Schools discounted the language spoken by the majority of their pupils and were invariably geared to middle-class English, he said. A working-class child who wanted to climb the educational ladder had to learn middle-class English first.

"It is only by looking at working-class language that we can perceive the strength in it," Dr Rosen said. "And we won't find out by assuming that we are dealing with a fundamentally inferior kind of discourse.

"All kinds of things are said about the inadequacy of the language of working-class children, but very little is known about it."
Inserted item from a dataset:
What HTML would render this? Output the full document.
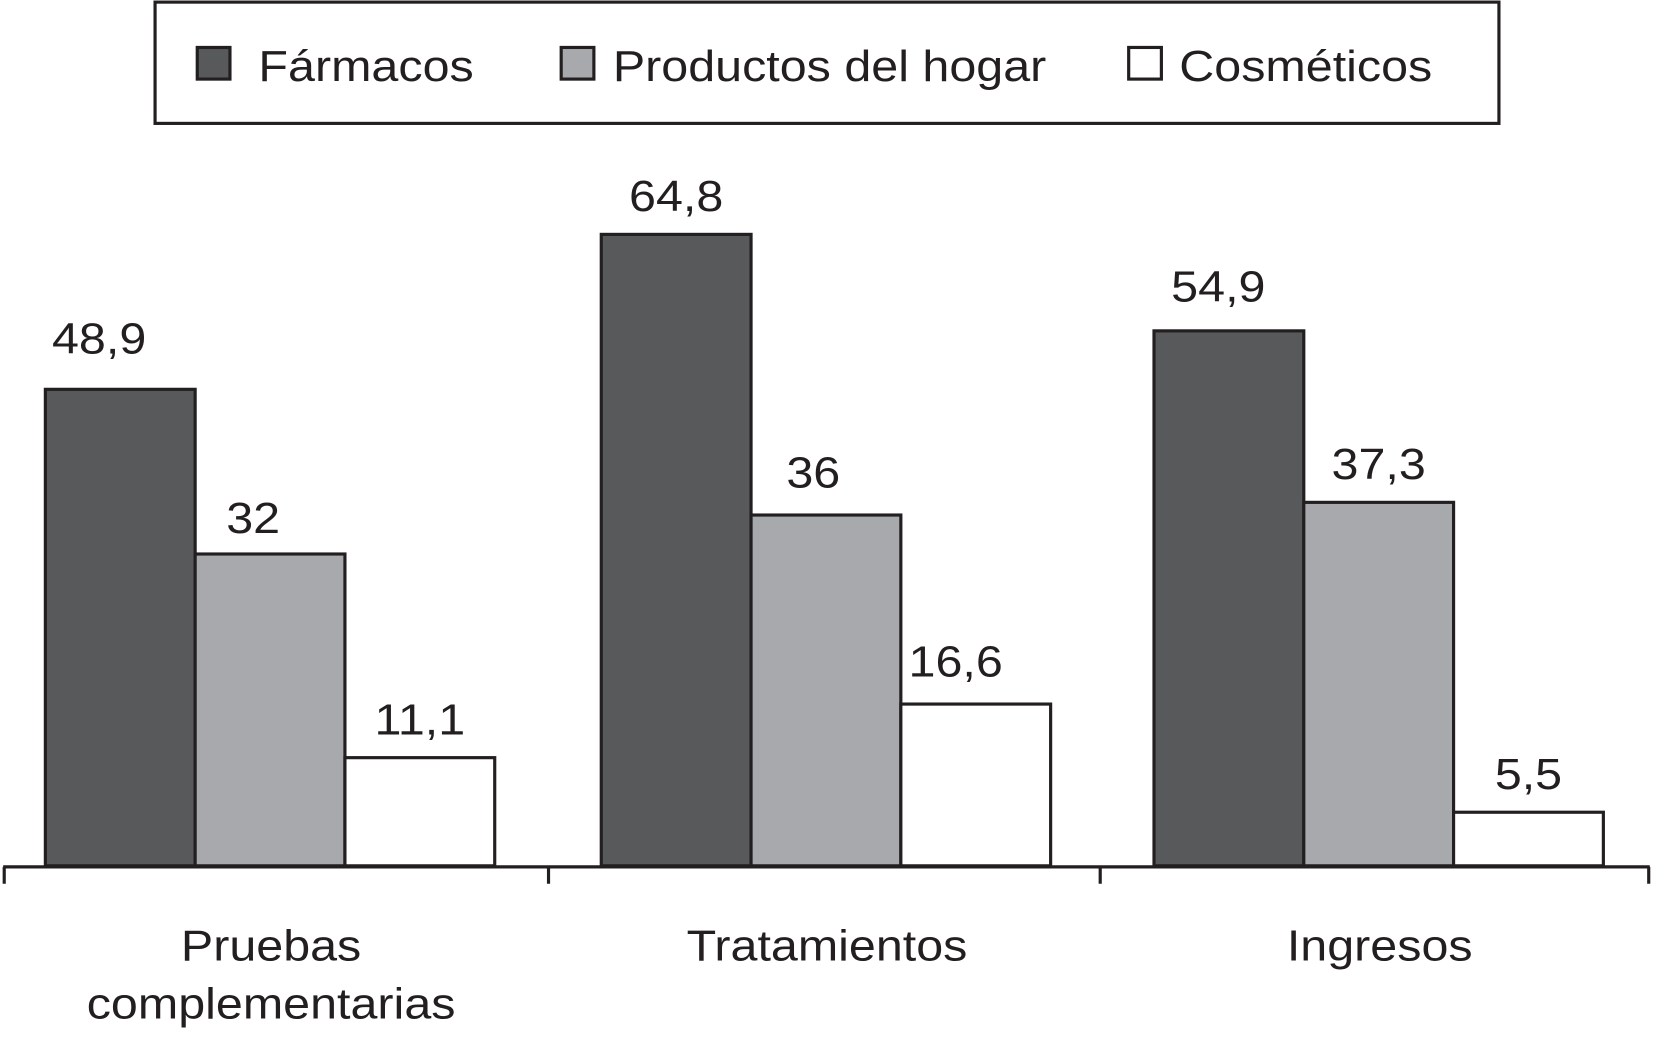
<!DOCTYPE html>
<html><head><meta charset="utf-8"><style>html,body{margin:0;padding:0;background:#fff}svg{display:block}text{font-family:"Liberation Sans",sans-serif;fill:#231f20}</style></head>
<body>
<svg id="chart" width="1654" height="1043" viewBox="0 0 1568 989" preserveAspectRatio="none" xmlns="http://www.w3.org/2000/svg">
<g>
<rect x="147" y="2" width="1274" height="115" fill="#fff" stroke="#231f20" stroke-width="3"/>
<rect x="187" y="45" width="31" height="30" fill="#58595b" stroke="#231f20" stroke-width="3"/>
<text x="245" y="77" font-size="41">Fármacos</text>
<rect x="532" y="45" width="31" height="30" fill="#a7a9ac" stroke="#231f20" stroke-width="3"/>
<text x="581" y="77" font-size="41">Productos del hogar</text>
<rect x="1070" y="45" width="31" height="30" fill="#fff" stroke="#231f20" stroke-width="3"/>
<text x="1118" y="77" font-size="41">Cosméticos</text>
</g>
<g id="bars"></g>
<g id="axis"></g>
</svg>
<script>
const categories = ["Pruebas|complementarias", "Tratamientos", "Ingresos"];
const farmacos = [48.9, 64.8, 54.9];
const productos = [32, 36, 37.3];
const cosmeticos = [11.1, 16.6, 5.5];
const valueLabels = [["48,9","64,8","54,9"],["32","36","37,3"],["11,1","16,6","5,5"]];

const NS = "http://www.w3.org/2000/svg";
const baseY = 821, pxPerUnit = 9.24;
const groupStart = [43, 570, 1094], barW = 142;
const labelDx = [[-20,0,-10],[-16,-12,0],[0,-19,0]];
const labelDy = [[-12,0,-6],[2,-4,0],[0,-4,0]];
const y = v => baseY - v * pxPerUnit;
const series = [farmacos, productos, cosmeticos];
const fills = ["#58595b", "#a7a9ac", "#ffffff"];
const sNames = ["farmacos", "productos", "cosmeticos"];
const bars = document.getElementById("bars");
series.forEach((vals, s) => {
  vals.forEach((v, i) => {
    const x = groupStart[i] + s * barW;
    const r = document.createElementNS(NS, "rect");
    r.setAttribute("x", x); r.setAttribute("y", y(v));
    r.setAttribute("width", barW); r.setAttribute("height", baseY - y(v));
    r.setAttribute("fill", fills[s]); r.setAttribute("stroke", "#231f20"); r.setAttribute("stroke-width", "3");
    
    
    bars.appendChild(r);
    const t = document.createElementNS(NS, "text");
    t.setAttribute("x", x + barW / 2 + labelDx[s][i]); t.setAttribute("y", y(v) - 22 + labelDy[s][i]);
    t.setAttribute("text-anchor", "middle"); t.setAttribute("font-size", "41");
    t.textContent = valueLabels[s][i];
    
    
    bars.appendChild(t);
  });
});
const axis = document.getElementById("axis");
const line = document.createElementNS(NS, "line");
line.setAttribute("x1", 3); line.setAttribute("x2", 1564); line.setAttribute("y1", 822); line.setAttribute("y2", 822);
line.setAttribute("stroke", "#231f20"); line.setAttribute("stroke-width", "3");


axis.appendChild(line);
[4, 520, 1043, 1563].forEach((tx, k) => {
  const l = document.createElementNS(NS, "line");
  l.setAttribute("x1", tx); l.setAttribute("x2", tx); l.setAttribute("y1", 822); l.setAttribute("y2", 838);
  l.setAttribute("stroke", "#231f20"); l.setAttribute("stroke-width", "3");
  
  
  axis.appendChild(l);
});
categories.forEach((c, i) => {
  const cx = groupStart[i] + barW * 1.5 + 1;
  c.split("|").forEach((ln, j) => {
    const t = document.createElementNS(NS, "text");
    t.setAttribute("x", cx); t.setAttribute("y", 911 + j * 55);
    t.setAttribute("text-anchor", "middle"); t.setAttribute("font-size", "41");
    t.textContent = ln;
    
    
    axis.appendChild(t);
  });
});
document.querySelectorAll("#chart text").forEach(t => {
  const w = t.getComputedTextLength();
  t.setAttribute("textLength", (w * 1.12).toFixed(1));
  t.setAttribute("lengthAdjust", "spacingAndGlyphs");
});
</script>
</body></html>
Dr Rosen said that middle-class speech was "permeated by the impact of literacy" while that of the working class was not. This was one of the reasons why working-class children took so much longer to learn to read.

The education system offered many pupils a package deal. If they wanted a good education they had to accept middle-class language and often the choice was a traumatic one for it meant that pupils had to sever themselves from their homes and the language they had learned there.

Dr Rosen's defence of a child's mother tongue was strengthened by a paper from Mr Peter Doughty of Manchester College of Education.

"If we attack a pupil's language, if we show him that we think the language he brings to us is unacceptable, or inadequate, or in some way or other totally unsuited to the needs of the classroom, then we attack him," Mr Doughty said. "As many of us know from bitter experience in the classroom, his chief means of defence is apathy and his more disturbing and damaging means is a violent rejection of anything we might attempt to do in the context of the school."